● **Problem to work on**
Pictures do not belong in your copy. Repeat all the other data exactly.

──────────

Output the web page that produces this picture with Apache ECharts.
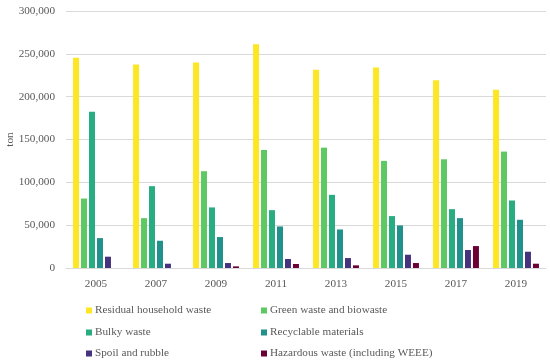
<!DOCTYPE html>
<html><head><meta charset="utf-8">
<script src="https://cdn.jsdelivr.net/npm/echarts@6/dist/echarts.min.js"></script>
<style>html,body{margin:0;padding:0;background:#fff}#c{width:550px;height:362px}</style>
</head><body><div id="c"></div>
<script>
const years = ['2005','2007','2009','2011','2013','2015','2017','2019'];
const seriesNames = ['Residual household waste','Green waste and biowaste','Bulky waste','Recyclable materials','Spoil and rubble','Hazardous waste (including WEEE)'];
const residual   = [245300,237600,239900,261300,231400,234100,219300,208100];
const green      = [81100,58200,113000,137800,140500,125000,126900,135900];
const bulky      = [182500,95500,70700,67500,85400,60600,68700,78800];
const recyclable = [34900,31800,36100,48500,45000,49700,58200,56300];
const spoil      = [13200,5000,5800,10500,11600,15500,21000,19000];
const hazardous  = [0,0,1900,4700,3100,5800,25600,5000];
const yTicks = [0,50000,100000,150000,200000,250000,300000];
const colors = ['#FDE725','#5EC962','#27AD81','#21918C','#46337E','#6B0035'];
const values = [residual,green,bulky,recyclable,spoil,hazardous];
const font = 'Liberation Serif';
const fs = 11.2;
const chart = echarts.init(document.getElementById('c'));
const legendPos = [[86,305],[261,305],[86,327],[261,327],[86,348],[261,348]];
const legends = seriesNames.map((n,i)=>({data:[n], left:legendPos[i][0], top:legendPos[i][1],
  itemWidth:6, itemHeight:6, icon:'rect', padding:0,
  textStyle:{fontFamily:font,fontSize:fs,color:'#595959',padding:[0,0,0,-2]}}));
chart.setOption({
  animation:false,
  color:colors,
  grid:{left:66,right:4,top:11,bottom:94,containLabel:false,outerBoundsMode:'none'},
  legend:legends,
  xAxis:{type:'category',data:years,
    axisLine:{lineStyle:{color:'#D9D9D9'}},axisTick:{show:false},
    axisLabel:{fontFamily:font,fontSize:fs,color:'#595959',margin:11}},
  yAxis:{type:'value',min:yTicks[0],max:yTicks[yTicks.length-1],interval:50000,
    name:'ton',nameLocation:'middle',nameGap:50,nameRotate:90,nameMoveOverlap:false,
    nameTextStyle:{fontFamily:font,fontSize:fs,color:'#595959'},
    splitLine:{lineStyle:{color:'#D9D9D9'}},
    axisLabel:{fontFamily:font,fontSize:fs,color:'#595959',margin:11,
      formatter:v=>v.toLocaleString('en-US')}},
  series:seriesNames.map((n,i)=>({name:n,type:'bar',data:values[i],barWidth:6,barGap:'33%'}))
});
</script></body></html>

──────────

● **Expected output**
Output the web page that produces this picture with Apache ECharts.
<!DOCTYPE html>
<html><head><meta charset="utf-8">
<script src="https://cdn.jsdelivr.net/npm/echarts@6/dist/echarts.min.js"></script>
<style>html,body{margin:0;padding:0;background:#fff}#c{width:550px;height:362px}</style>
</head><body><div id="c"></div>
<script>
const years = ['2005','2007','2009','2011','2013','2015','2017','2019'];
const seriesNames = ['Residual household waste','Green waste and biowaste','Bulky waste','Recyclable materials','Spoil and rubble','Hazardous waste (including WEEE)'];
const residual   = [245300,237600,239900,261300,231400,234100,219300,208100];
const green      = [81100,58200,113000,137800,140500,125000,126900,135900];
const bulky      = [182500,95500,70700,67500,85400,60600,68700,78800];
const recyclable = [34900,31800,36100,48500,45000,49700,58200,56300];
const spoil      = [13200,5000,5800,10500,11600,15500,21000,19000];
const hazardous  = [0,0,1900,4700,3100,5800,25600,5000];
const yTicks = [0,50000,100000,150000,200000,250000,300000];
const colors = ['#FDE725','#5EC962','#27AD81','#21918C','#46337E','#6B0035'];
const values = [residual,green,bulky,recyclable,spoil,hazardous];
const font = 'Liberation Serif';
const fs = 11.2;
const chart = echarts.init(document.getElementById('c'));
const legendPos = [[86,305],[261,305],[86,327],[261,327],[86,348],[261,348]];
const legends = seriesNames.map((n,i)=>({data:[n], left:legendPos[i][0], top:legendPos[i][1],
  itemWidth:6, itemHeight:6, icon:'rect', padding:0,
  textStyle:{fontFamily:font,fontSize:fs,color:'#595959',padding:[0,0,0,-2]}}));
chart.setOption({
  animation:false,
  color:colors,
  grid:{left:66,right:4,top:11,bottom:94,containLabel:false,outerBoundsMode:'none'},
  legend:legends,
  xAxis:{type:'category',data:years,
    axisLine:{lineStyle:{color:'#D9D9D9'}},axisTick:{show:false},
    axisLabel:{fontFamily:font,fontSize:fs,color:'#595959',margin:11}},
  yAxis:{type:'value',min:yTicks[0],max:yTicks[yTicks.length-1],interval:50000,
    name:'ton',nameLocation:'middle',nameGap:50,nameRotate:90,nameMoveOverlap:false,
    nameTextStyle:{fontFamily:font,fontSize:fs,color:'#595959'},
    splitLine:{lineStyle:{color:'#D9D9D9'}},
    axisLabel:{fontFamily:font,fontSize:fs,color:'#595959',margin:11,
      formatter:v=>v.toLocaleString('en-US')}},
  series:seriesNames.map((n,i)=>({name:n,type:'bar',data:values[i],barWidth:6,barGap:'33%'}))
});
</script></body></html>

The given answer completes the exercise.